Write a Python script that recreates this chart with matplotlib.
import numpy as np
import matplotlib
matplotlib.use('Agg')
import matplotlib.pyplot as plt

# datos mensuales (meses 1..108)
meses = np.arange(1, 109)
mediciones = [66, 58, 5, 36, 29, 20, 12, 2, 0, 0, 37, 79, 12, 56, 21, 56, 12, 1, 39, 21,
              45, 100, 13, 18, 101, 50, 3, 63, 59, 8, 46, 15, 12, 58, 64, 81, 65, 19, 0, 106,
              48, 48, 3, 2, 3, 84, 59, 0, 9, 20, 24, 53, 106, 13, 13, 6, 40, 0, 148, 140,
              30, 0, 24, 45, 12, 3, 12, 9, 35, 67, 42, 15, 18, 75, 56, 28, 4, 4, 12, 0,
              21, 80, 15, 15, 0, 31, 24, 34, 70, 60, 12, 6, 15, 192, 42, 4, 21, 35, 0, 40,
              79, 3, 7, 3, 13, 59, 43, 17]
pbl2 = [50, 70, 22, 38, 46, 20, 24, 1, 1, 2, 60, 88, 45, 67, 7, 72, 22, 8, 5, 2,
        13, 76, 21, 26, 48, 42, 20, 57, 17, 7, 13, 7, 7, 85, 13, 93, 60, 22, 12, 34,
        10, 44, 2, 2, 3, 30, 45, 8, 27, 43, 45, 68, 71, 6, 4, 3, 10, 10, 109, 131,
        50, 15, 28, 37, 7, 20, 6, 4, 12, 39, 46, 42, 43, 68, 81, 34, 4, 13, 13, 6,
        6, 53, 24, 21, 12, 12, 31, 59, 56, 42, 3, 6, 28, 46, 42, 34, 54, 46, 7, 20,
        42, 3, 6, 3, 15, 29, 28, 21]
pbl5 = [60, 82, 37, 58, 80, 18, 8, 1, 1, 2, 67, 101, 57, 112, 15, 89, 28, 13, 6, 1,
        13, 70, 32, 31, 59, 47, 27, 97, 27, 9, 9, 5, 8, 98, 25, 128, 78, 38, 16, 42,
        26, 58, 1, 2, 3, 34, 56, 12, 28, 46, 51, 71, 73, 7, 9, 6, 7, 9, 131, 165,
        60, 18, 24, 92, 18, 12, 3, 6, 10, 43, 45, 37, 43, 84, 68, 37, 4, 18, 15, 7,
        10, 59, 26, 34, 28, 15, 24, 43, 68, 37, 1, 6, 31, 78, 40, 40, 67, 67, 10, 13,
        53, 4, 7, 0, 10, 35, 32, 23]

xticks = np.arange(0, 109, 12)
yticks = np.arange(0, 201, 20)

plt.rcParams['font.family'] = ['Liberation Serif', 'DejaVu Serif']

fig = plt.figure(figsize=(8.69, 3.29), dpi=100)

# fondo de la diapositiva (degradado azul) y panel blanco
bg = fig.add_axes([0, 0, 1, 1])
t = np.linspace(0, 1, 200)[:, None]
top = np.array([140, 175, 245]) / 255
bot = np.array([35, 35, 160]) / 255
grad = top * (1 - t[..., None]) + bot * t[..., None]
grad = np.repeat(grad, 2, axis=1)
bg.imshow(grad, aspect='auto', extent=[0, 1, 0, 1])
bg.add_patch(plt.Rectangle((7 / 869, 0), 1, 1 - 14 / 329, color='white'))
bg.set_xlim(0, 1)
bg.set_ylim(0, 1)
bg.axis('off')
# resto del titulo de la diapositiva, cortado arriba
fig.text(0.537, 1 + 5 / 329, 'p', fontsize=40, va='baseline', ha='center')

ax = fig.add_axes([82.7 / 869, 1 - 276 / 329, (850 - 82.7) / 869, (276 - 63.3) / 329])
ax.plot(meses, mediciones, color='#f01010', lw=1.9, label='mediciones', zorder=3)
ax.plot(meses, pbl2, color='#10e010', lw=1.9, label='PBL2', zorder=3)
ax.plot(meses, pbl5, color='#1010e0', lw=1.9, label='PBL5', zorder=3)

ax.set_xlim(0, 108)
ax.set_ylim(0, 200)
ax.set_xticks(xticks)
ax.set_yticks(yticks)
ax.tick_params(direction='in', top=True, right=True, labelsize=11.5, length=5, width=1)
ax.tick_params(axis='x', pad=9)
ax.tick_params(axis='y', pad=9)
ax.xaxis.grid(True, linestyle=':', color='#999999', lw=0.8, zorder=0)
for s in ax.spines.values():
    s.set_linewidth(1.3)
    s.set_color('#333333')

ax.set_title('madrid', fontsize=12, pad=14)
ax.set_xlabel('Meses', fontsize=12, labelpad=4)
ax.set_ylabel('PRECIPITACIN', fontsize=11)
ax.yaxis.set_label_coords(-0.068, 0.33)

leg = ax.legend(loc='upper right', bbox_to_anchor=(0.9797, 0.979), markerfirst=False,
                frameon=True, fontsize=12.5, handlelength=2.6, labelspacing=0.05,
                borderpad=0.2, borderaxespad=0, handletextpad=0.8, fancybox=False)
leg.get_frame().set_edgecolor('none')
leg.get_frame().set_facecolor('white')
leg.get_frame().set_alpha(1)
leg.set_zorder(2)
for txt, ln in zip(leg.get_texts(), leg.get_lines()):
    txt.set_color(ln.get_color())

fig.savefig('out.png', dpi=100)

####################

DO THIS: Transcribe every line of the data, exactly as it stands.

SOLUTION TO THIS PROBLEM:
Write a Python script that recreates this chart with matplotlib.
import numpy as np
import matplotlib
matplotlib.use('Agg')
import matplotlib.pyplot as plt

# datos mensuales (meses 1..108)
meses = np.arange(1, 109)
mediciones = [66, 58, 5, 36, 29, 20, 12, 2, 0, 0, 37, 79, 12, 56, 21, 56, 12, 1, 39, 21,
              45, 100, 13, 18, 101, 50, 3, 63, 59, 8, 46, 15, 12, 58, 64, 81, 65, 19, 0, 106,
              48, 48, 3, 2, 3, 84, 59, 0, 9, 20, 24, 53, 106, 13, 13, 6, 40, 0, 148, 140,
              30, 0, 24, 45, 12, 3, 12, 9, 35, 67, 42, 15, 18, 75, 56, 28, 4, 4, 12, 0,
              21, 80, 15, 15, 0, 31, 24, 34, 70, 60, 12, 6, 15, 192, 42, 4, 21, 35, 0, 40,
              79, 3, 7, 3, 13, 59, 43, 17]
pbl2 = [50, 70, 22, 38, 46, 20, 24, 1, 1, 2, 60, 88, 45, 67, 7, 72, 22, 8, 5, 2,
        13, 76, 21, 26, 48, 42, 20, 57, 17, 7, 13, 7, 7, 85, 13, 93, 60, 22, 12, 34,
        10, 44, 2, 2, 3, 30, 45, 8, 27, 43, 45, 68, 71, 6, 4, 3, 10, 10, 109, 131,
        50, 15, 28, 37, 7, 20, 6, 4, 12, 39, 46, 42, 43, 68, 81, 34, 4, 13, 13, 6,
        6, 53, 24, 21, 12, 12, 31, 59, 56, 42, 3, 6, 28, 46, 42, 34, 54, 46, 7, 20,
        42, 3, 6, 3, 15, 29, 28, 21]
pbl5 = [60, 82, 37, 58, 80, 18, 8, 1, 1, 2, 67, 101, 57, 112, 15, 89, 28, 13, 6, 1,
        13, 70, 32, 31, 59, 47, 27, 97, 27, 9, 9, 5, 8, 98, 25, 128, 78, 38, 16, 42,
        26, 58, 1, 2, 3, 34, 56, 12, 28, 46, 51, 71, 73, 7, 9, 6, 7, 9, 131, 165,
        60, 18, 24, 92, 18, 12, 3, 6, 10, 43, 45, 37, 43, 84, 68, 37, 4, 18, 15, 7,
        10, 59, 26, 34, 28, 15, 24, 43, 68, 37, 1, 6, 31, 78, 40, 40, 67, 67, 10, 13,
        53, 4, 7, 0, 10, 35, 32, 23]

xticks = np.arange(0, 109, 12)
yticks = np.arange(0, 201, 20)

plt.rcParams['font.family'] = ['Liberation Serif', 'DejaVu Serif']

fig = plt.figure(figsize=(8.69, 3.29), dpi=100)

# fondo de la diapositiva (degradado azul) y panel blanco
bg = fig.add_axes([0, 0, 1, 1])
t = np.linspace(0, 1, 200)[:, None]
top = np.array([140, 175, 245]) / 255
bot = np.array([35, 35, 160]) / 255
grad = top * (1 - t[..., None]) + bot * t[..., None]
grad = np.repeat(grad, 2, axis=1)
bg.imshow(grad, aspect='auto', extent=[0, 1, 0, 1])
bg.add_patch(plt.Rectangle((7 / 869, 0), 1, 1 - 14 / 329, color='white'))
bg.set_xlim(0, 1)
bg.set_ylim(0, 1)
bg.axis('off')
# resto del titulo de la diapositiva, cortado arriba
fig.text(0.537, 1 + 5 / 329, 'p', fontsize=40, va='baseline', ha='center')

ax = fig.add_axes([82.7 / 869, 1 - 276 / 329, (850 - 82.7) / 869, (276 - 63.3) / 329])
ax.plot(meses, mediciones, color='#f01010', lw=1.9, label='mediciones', zorder=3)
ax.plot(meses, pbl2, color='#10e010', lw=1.9, label='PBL2', zorder=3)
ax.plot(meses, pbl5, color='#1010e0', lw=1.9, label='PBL5', zorder=3)

ax.set_xlim(0, 108)
ax.set_ylim(0, 200)
ax.set_xticks(xticks)
ax.set_yticks(yticks)
ax.tick_params(direction='in', top=True, right=True, labelsize=11.5, length=5, width=1)
ax.tick_params(axis='x', pad=9)
ax.tick_params(axis='y', pad=9)
ax.xaxis.grid(True, linestyle=':', color='#999999', lw=0.8, zorder=0)
for s in ax.spines.values():
    s.set_linewidth(1.3)
    s.set_color('#333333')

ax.set_title('madrid', fontsize=12, pad=14)
ax.set_xlabel('Meses', fontsize=12, labelpad=4)
ax.set_ylabel('PRECIPITACIN', fontsize=11)
ax.yaxis.set_label_coords(-0.068, 0.33)

leg = ax.legend(loc='upper right', bbox_to_anchor=(0.9797, 0.979), markerfirst=False,
                frameon=True, fontsize=12.5, handlelength=2.6, labelspacing=0.05,
                borderpad=0.2, borderaxespad=0, handletextpad=0.8, fancybox=False)
leg.get_frame().set_edgecolor('none')
leg.get_frame().set_facecolor('white')
leg.get_frame().set_alpha(1)
leg.set_zorder(2)
for txt, ln in zip(leg.get_texts(), leg.get_lines()):
    txt.set_color(ln.get_color())

fig.savefig('out.png', dpi=100)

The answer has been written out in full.